Подводя итоги, он коротко сказал:
— Для устранения помпажей мы более глубоко продумаем механизацию входного устройства воздухозаборника.
Архип Михайлович обещал повысить запасы устойчивости двигателя по помпажу.
После заседания Павел Осипович побеседовал с каждым летчиком-испытателем, выслушал их замечания и предложения. Летчики просили конструктора изменить компоновку кабины, расположение приборов. Заботясь об облегчении труда летчиков, генеральный дал указание организовать рабочее место летчика так, как они предлагают».
* * *
В полетах на перехват скоростных высотных целей обнаружилось, что подвесные топливные баки создают очень большое лобовое сопротивление. Разогнаться до нужной скорости, не сбросив их, практически было невозможно. Решили сбрасывать баки перед самым разгоном. Но к этому времени керосин из баков полностью еще не вырабатывался. Это приводило к большим потерям топлива. Однажды Георгий Тимофеевич Береговой шел на перехват цели. На высоте десять километров, начиная разгон, он, как обычно, нажал кнопку сброса подвесных баков.

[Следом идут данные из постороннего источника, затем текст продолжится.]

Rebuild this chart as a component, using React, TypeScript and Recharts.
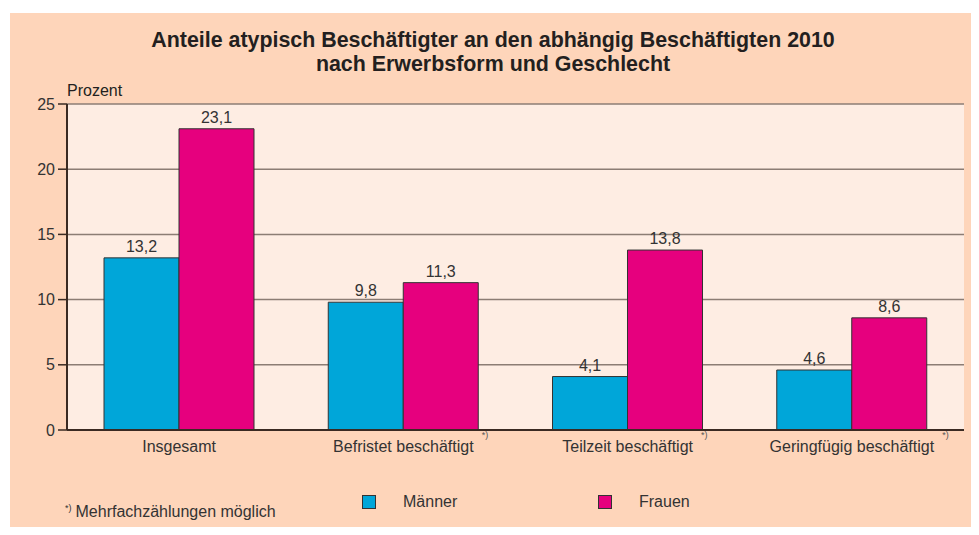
import React from "react";
import {
  BarChart,
  Bar,
  XAxis,
  YAxis,
  CartesianGrid,
  LabelList,
} from "recharts";

const categories = [
  "Insgesamt",
  "Befristet beschäftigt",
  "Teilzeit beschäftigt",
  "Geringfügig beschäftigt",
];
const maenner = [13.2, 9.8, 4.1, 4.6];
const frauen = [23.1, 11.3, 13.8, 8.6];
const footnote = [false, true, true, true];
const yTicks = [0, 5, 10, 15, 20, 25];

const titleLines = [
  "Anteile atypisch Beschäftigter an den abhängig Beschäftigten 2010",
  "nach Erwerbsform und Geschlecht",
];

const series = [
  { key: "maenner", name: "Männer", color: "#00A6D9" },
  { key: "frauen", name: "Frauen", color: "#E6007E" },
];

const data = categories.map((c, i) => ({
  name: c,
  maenner: maenner[i],
  frauen: frauen[i],
  footnote: footnote[i],
}));

const FONT = "'Liberation Sans', Arial, sans-serif";
const fmt = (v: number) => v.toFixed(1).replace(".", ",");

let measureCtx: CanvasRenderingContext2D | null = null;
const textWidth = (s: string, size: number) => {
  if (typeof document === "undefined") return s.length * size * 0.5;
  if (!measureCtx) {
    const c = document.createElement("canvas");
    measureCtx = c.getContext("2d");
  }
  if (!measureCtx) return s.length * size * 0.5;
  measureCtx.font = `${size}px 'Liberation Sans', Arial, sans-serif`;
  return measureCtx.measureText(s).width;
};

const CategoryTick = (props: any) => {
  const { x, y, payload, index } = props;
  const label = String(payload.value);
  const w = textWidth(label, 16);
  return (
    <g>
      <text
        x={x}
        y={y}
        dy="0.71em"
        textAnchor="middle"
        fill="#333"
        fontSize={16}
        fontFamily={FONT}
      >
        {label}
      </text>
      {footnote[index] ? (
        <text
          x={x + w / 2 + 8}
          y={y - 3}
          fontSize={9}
          fill="#555"
          fontFamily={FONT}
        >
          *)
        </text>
      ) : null}
    </g>
  );
};

export default function App() {
  return (
    <div
      style={{
        position: "relative",
        width: 979,
        height: 535,
        margin: -8,
        background: "#ffffff",
        overflow: "hidden",
        fontFamily: FONT,
      }}
    >
      <div
        style={{
          position: "absolute",
          left: 10,
          top: 13,
          width: 969,
          height: 522,
          background: "#FED5BA",
        }}
      />
      <div
        style={{
          position: "absolute",
          left: 0,
          top: 28,
          width: 986,
          textAlign: "center",
          fontWeight: "bold",
          fontSize: 21.4,
          lineHeight: "24px",
          color: "#231f20",
          whiteSpace: "nowrap",
        }}
      >
        {titleLines.map((t) => (
          <div key={t}>{t}</div>
        ))}
      </div>
      <div
        style={{
          position: "absolute",
          left: 67,
          top: 82,
          fontSize: 16,
          lineHeight: "18px",
          color: "#231f20",
        }}
      >
        Prozent
      </div>
      <div style={{ position: "absolute", left: 0, top: 0 }}>
        <BarChart
          width={979}
          height={535}
          data={data}
          margin={{ top: 104, right: 15, left: 7, bottom: 75 }}
          barGap={0}
          barCategoryGap="16.5%"
        >
          <CartesianGrid
            vertical={false}
            fill="#FEEDE3"
            stroke="#8C7D74"
            strokeWidth={1.5}
          />
          <XAxis
            dataKey="name"
            tickLine={false}
            tickSize={0}
            tickMargin={11}
            axisLine={{ stroke: "#3a2a22", strokeWidth: 2 }}
            tick={<CategoryTick />}
            interval={0}
          />
          <XAxis
            xAxisId="top"
            orientation="top"
            dataKey="name"
            height={0}
            tick={false}
            tickLine={false}
            axisLine={{ stroke: "#3a2a22", strokeWidth: 1.5 }}
          />
          <YAxis
            domain={[0, 25]}
            ticks={yTicks}
            width={60}
            tickSize={9}
            tickMargin={3}
            tickLine={{ stroke: "#3a2a22", strokeWidth: 1.5 }}
            axisLine={{ stroke: "#3a2a22", strokeWidth: 2 }}
            tick={{ fill: "#333", fontSize: 16, fontFamily: FONT }}
          />
          <YAxis
            yAxisId="right"
            orientation="right"
            domain={[0, 25]}
            width={0}
            tick={false}
            tickLine={false}
            axisLine={{ stroke: "#3a2a22", strokeWidth: 2 }}
          />
          {series.map((s) => (
            <Bar
              key={s.key}
              dataKey={s.key}
              name={s.name}
              fill={s.color}
              stroke="#333"
              strokeWidth={1}
              isAnimationActive={false}
            >
              <LabelList
                dataKey={s.key}
                position="top"
                offset={6}
                formatter={(v: any) => fmt(Number(v))}
                style={{ fill: "#333", fontSize: 16, fontFamily: FONT }}
              />
            </Bar>
          ))}
        </BarChart>
      </div>
      {series.map((s, i) => (
        <div
          key={s.key}
          style={{
            position: "absolute",
            left: 362 + i * 236,
            top: 493,
            height: 18,
            display: "flex",
            alignItems: "center",
            fontSize: 16,
            lineHeight: "18px",
            color: "#333",
          }}
        >
          <span
            style={{
              display: "inline-block",
              width: 12,
              height: 12,
              background: s.color,
              border: "1px solid #333",
              marginRight: 27,
            }}
          />
          {s.name}
        </div>
      ))}
      <div
        style={{
          position: "absolute",
          left: 65,
          top: 503,
          fontSize: 16,
          lineHeight: "18px",
          color: "#333",
          whiteSpace: "nowrap",
        }}
      >
        <span
          style={{
            fontSize: 9,
            position: "relative",
            top: -6,
            marginRight: 4,
          }}
        >
          *)
        </span>
        Mehrfachzählungen möglich
      </div>
    </div>
  );
}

Когда же самолет стал снижаться, все присутствовавшие на испытаниях удивленно заметили: подвесные баки остались на месте. Самолет приземлился, зарулил на стоянку, и здесь оказалось, что был сброшен только один бак. Но и этого уже было достаточно, чтобы резко снизить сопротивление воздуха, и самолет смог благополучно подняться на «потолок».